Fruit d'un travail encyclopédique impressionnant, mené par une équipe d'universitaires (en majorité corses) cornaquant quelques centaines de contributeurs, ce Dictionnaire inédit a pour ambition de recenser tous les lieux mythiques qui, depuis la plus haute Antiquité, ont façonné l'imaginaire des hommes. Organisé alphabétiquement, le corpus court d'« Abydos », ville réelle de l'Hellespont, devenue le théâtre d'une histoire d'amour (tragique, forcément) entre Héro, prêtresse d'Aphrodite, et le beau nageur Léandre, à « Yggdrasil », l'arbre du monde que les Germains septentrionaux et les Scandinaves vénéraient jadis. Pour qu'un lieu soit considéré comme mythique, il faut qu'il ait été transcendé, en particulier par les artistes, les écrivains.

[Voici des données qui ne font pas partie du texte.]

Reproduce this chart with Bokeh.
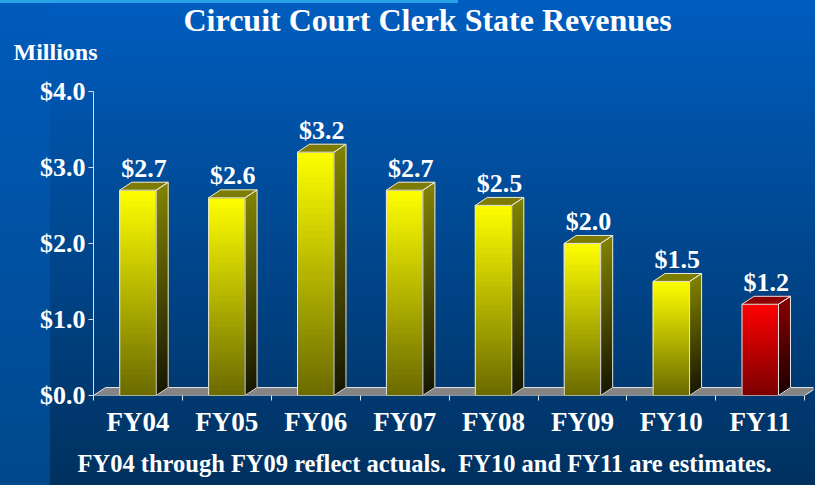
from bokeh.plotting import figure
from bokeh.models import Range1d, FixedTicker, Title
from bokeh.core.properties import value
from bokeh.embed import file_html
from bokeh.resources import INLINE

# ---------------- data ----------------
categories = ["FY04", "FY05", "FY06", "FY07", "FY08", "FY09", "FY10", "FY11"]
values = [2.7, 2.6, 3.2, 2.7, 2.5, 2.0, 1.5, 1.2]
value_labels = ["$2.7", "$2.6", "$3.2", "$2.7", "$2.5", "$2.0", "$1.5", "$1.2"]
bar_kind = ["yellow"] * 7 + ["red"]
y_ticks = [0, 1, 2, 3, 4]
y_tick_labels = ["$0.0", "$1.0", "$2.0", "$3.0", "$4.0"]
title_text = "Circuit Court Clerk State Revenues"
unit_text = "Millions"
footer_text = "FY04 through FY09 reflect actuals.\u00a0 FY10 and FY11 are estimates."

# ---------------- styles ----------------
FONT = value("Liberation Serif")
PALETTE = {
    "yellow": dict(front_top="#ffff00", front_bot="#6a6a00", side_top="#828200",
                   side_bot="#171700", top="#7c7c00"),
    "red": dict(front_top="#ff0000", front_bot="#7a0000", side_top="#860000",
                side_bot="#1e0000", top="#8e0000"),
}
EDGE = "#e6e6e6"

W, H = 815, 485
FL, FR, FT, FB = 93, 813, 90, 396   # FT: pixel row of the $4.0 tick
FRAME_TOP = 64
PX_X = 88.9
x_end = (FR - FL) / PX_X
PX_Y = (FB - FT) / 4.0
y_end = (FB - FRAME_TOP) / PX_Y
DX = 12 / PX_X
DY = 8 / PX_Y
HALF = 0.205
N = 40


def hx(c):
    c = c.lstrip("#")
    return [int(c[i:i + 2], 16) for i in (0, 2, 4)]


def mix(c1, c2, t):
    a, b = hx(c1), hx(c2)
    return "#%02x%02x%02x" % tuple(int(round(a[i] + (b[i] - a[i]) * t)) for i in range(3))


p = figure(width=W, height=H, x_range=Range1d(0, x_end), y_range=Range1d(0, y_end),
           output_backend="svg", toolbar_location=None, title=None,
           min_border_left=FL, min_border_right=W - FR,
           min_border_top=0, min_border_bottom=0)
p.border_fill_color = None
p.background_fill_color = None
p.outline_line_color = None
p.grid.visible = False
p.styles = {
    "background": "linear-gradient(#2aa2e8, #2aa2e8) 0 0 / 458px 3px no-repeat, "
                  "linear-gradient(#005bbb, #00488c) 0 0 / 50px 100% no-repeat, "
                  "linear-gradient(#005dbf, #00315f)",
}

# floor
p.patch(x=[0, len(categories), len(categories) + DX, DX], y=[0, 0, DY, DY],
        fill_color="#858585", line_color=EDGE, line_width=1)

# bars
fl, fr, fb, ft, fc = [], [], [], [], []
sxs, sys, sc = [], [], []
txs, tys, tc = [], [], []
oxs, oys = [], []
for i, v in enumerate(values):
    pal = PALETTE[bar_kind[i]]
    x0 = i + 0.5 - HALF
    x1 = i + 0.5 + HALF
    for k in range(N):
        b = v * k / N
        t = v * (k + 1) / N
        col = mix(pal["front_bot"], pal["front_top"], (k + 0.5) / N)
        fl.append(x0); fr.append(x1); fb.append(b); ft.append(t); fc.append(col)
        scol = mix(pal["side_bot"], pal["side_top"], (k + 0.5) / N)
        sxs.append([x1, x1 + DX, x1 + DX, x1])
        sys.append([b, b + DY, t + DY, t])
        sc.append(scol)
    txs.append([x0, x1, x1 + DX, x0 + DX])
    tys.append([v, v, v + DY, v + DY])
    tc.append(pal["top"])
    oxs.append([x1, x0, x0, x1, x1, x1 + DX, x1 + DX, x1, x1 + DX, x0 + DX, x0])
    oys.append([0, 0, v, v, 0, DY, v + DY, v, v + DY, v + DY, v])

p.quad(left=fl, right=fr, bottom=fb, top=ft, fill_color=fc, line_color=fc, line_width=1)
p.patches(xs=sxs, ys=sys, fill_color=sc, line_color=sc, line_width=1)
p.patches(xs=txs, ys=tys, fill_color=tc, line_color=tc)
p.multi_line(xs=oxs, ys=oys, line_color=EDGE, line_width=1)

# value labels
lab_x = [i + 0.5 + DX / 2 for i in range(len(values))]
lab_y = [v + DY + 14 / PX_Y for v in values]
p.text(x=lab_x, y=lab_y, text=value_labels, text_font=FONT, text_font_style="bold",
       text_font_size="26px", text_color="white", text_align="center",
       text_baseline="alphabetic")

# axes
xa = p.xaxis[0]
xa.ticker = FixedTicker(ticks=[i + 0.5 for i in range(len(categories))],
                        minor_ticks=list(range(len(categories) + 1)))
xa.major_label_overrides = {i + 0.5: c for i, c in enumerate(categories)}
xa.axis_line_color = None
xa.major_tick_line_color = None
xa.major_tick_out = 5
xa.major_tick_in = 0
xa.minor_tick_out = 5
xa.minor_tick_in = 0
xa.minor_tick_line_color = EDGE
xa.major_label_standoff = 6
xa.major_label_text_font = "Liberation Serif"
xa.major_label_text_font_style = "bold"
xa.major_label_text_font_size = "27px"
xa.major_label_text_color = "white"

ya = p.yaxis[0]
ya.ticker = FixedTicker(ticks=y_ticks, minor_ticks=[])
ya.major_label_overrides = {t: l for t, l in zip(y_ticks, y_tick_labels)}
ya.bounds = (y_ticks[0], y_ticks[-1])
ya.axis_line_color = "#d8dde8"
ya.major_tick_line_color = "#d8dde8"
ya.major_tick_out = 5
ya.major_tick_in = 0
ya.major_label_standoff = 3
ya.major_label_text_font = "Liberation Serif"
ya.major_label_text_font_style = "bold"
ya.major_label_text_font_size = "26px"
ya.major_label_text_color = "white"


def mk_title(txt, X, size, standoff):
    return Title(text=txt, align="left", offset=X - FL, standoff=standoff,
                 text_font="Liberation Serif", text_font_style="bold",
                 text_font_size=size, text_color="white")


# above: nearest to the frame first
p.add_layout(mk_title(unit_text, 13, "24px", 1), "above")
p.add_layout(mk_title(title_text, 183, "32px", -2), "above")
# below: after the x axis
p.add_layout(mk_title(footer_text, 77, "24.5px", 17), "below")

open("out.html", "w").write(file_html(p, INLINE))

On peut prendre comme exemple l'ensemble de Babel et sa tour, une ziggourat (rectangulaire et non ronde) située tout près de Babylone, la cité pécheresse. Construite par Caïn, elle incarne l'exact opposé repoussant, l'anti-Jérusalem céleste. Babylone la funeste, où vint s'éteindre Alexandre le Grand, "la Grande Catin" qui, transposée à l'époque moderne, peut désigner, selon les époques, Paris, Berlin ou New York, villes cosmopolites et repères de supposées débauches décadentes. Celles-là même que fulmine l'Ancien Testament. Tout s'emboîte, tout fait sens, et le mythe chemine à travers l'histoire, jusqu'à prendre des formes inattendues.

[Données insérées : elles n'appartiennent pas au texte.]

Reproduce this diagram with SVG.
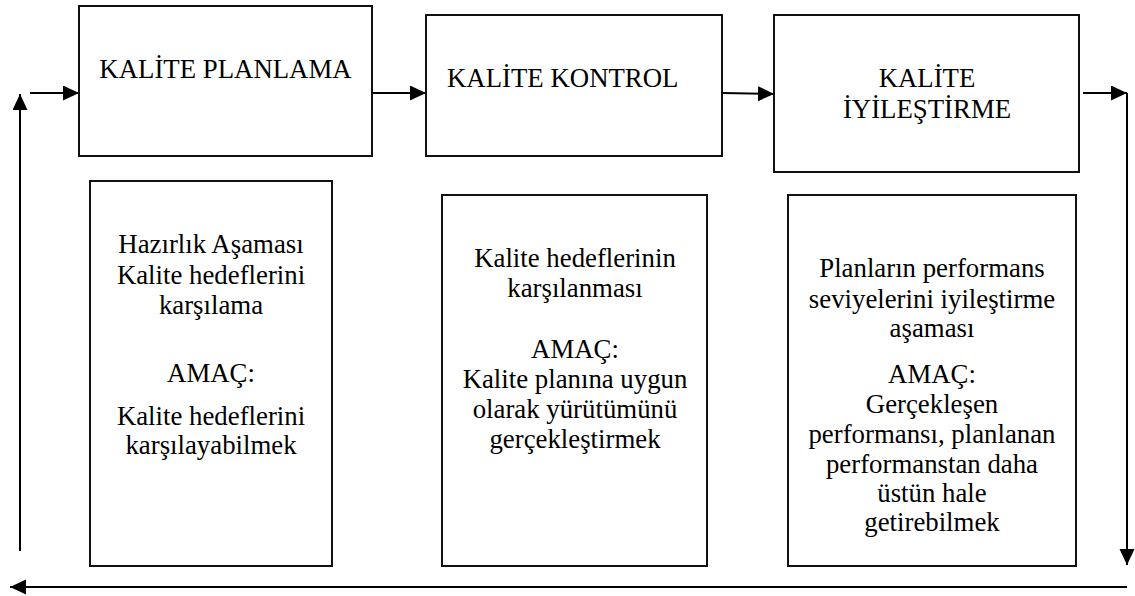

On relève encore, flânant dans ce gros volume d'une infinie richesse, les études sur l'Académie française, objet, dès sa création, de toutes les convoitises et de nombre de cabales, sur les bibliothèques disparues, ou encore sur le Combray de Marcel Proust. Grand mythificateur, Proust possédait, pour les noms de lieux, l'oreille absolue, et l'onomastique joue un rôle majeur pour la postérité d'un lieu. Parmi les écrivains, on suivra encore Victor Hugo, accompagnant son héros Jean Valjean à Montfermeil, René Char, inspiré par la grotte de Lascaux, ou bien Claude Roy, qui inventa, à propos des "cycles" indochinois et indien, univers mythiques s'il en est fantasmés par Marguerite Duras, le joli mot "durasie ».
Aucune notice érudite, en revanche, sauf erreur ou omission, sur la gare de Perpignan, dont Salvador Dalí fit pourtant le lieu mythique absolu, l'ombilic du monde.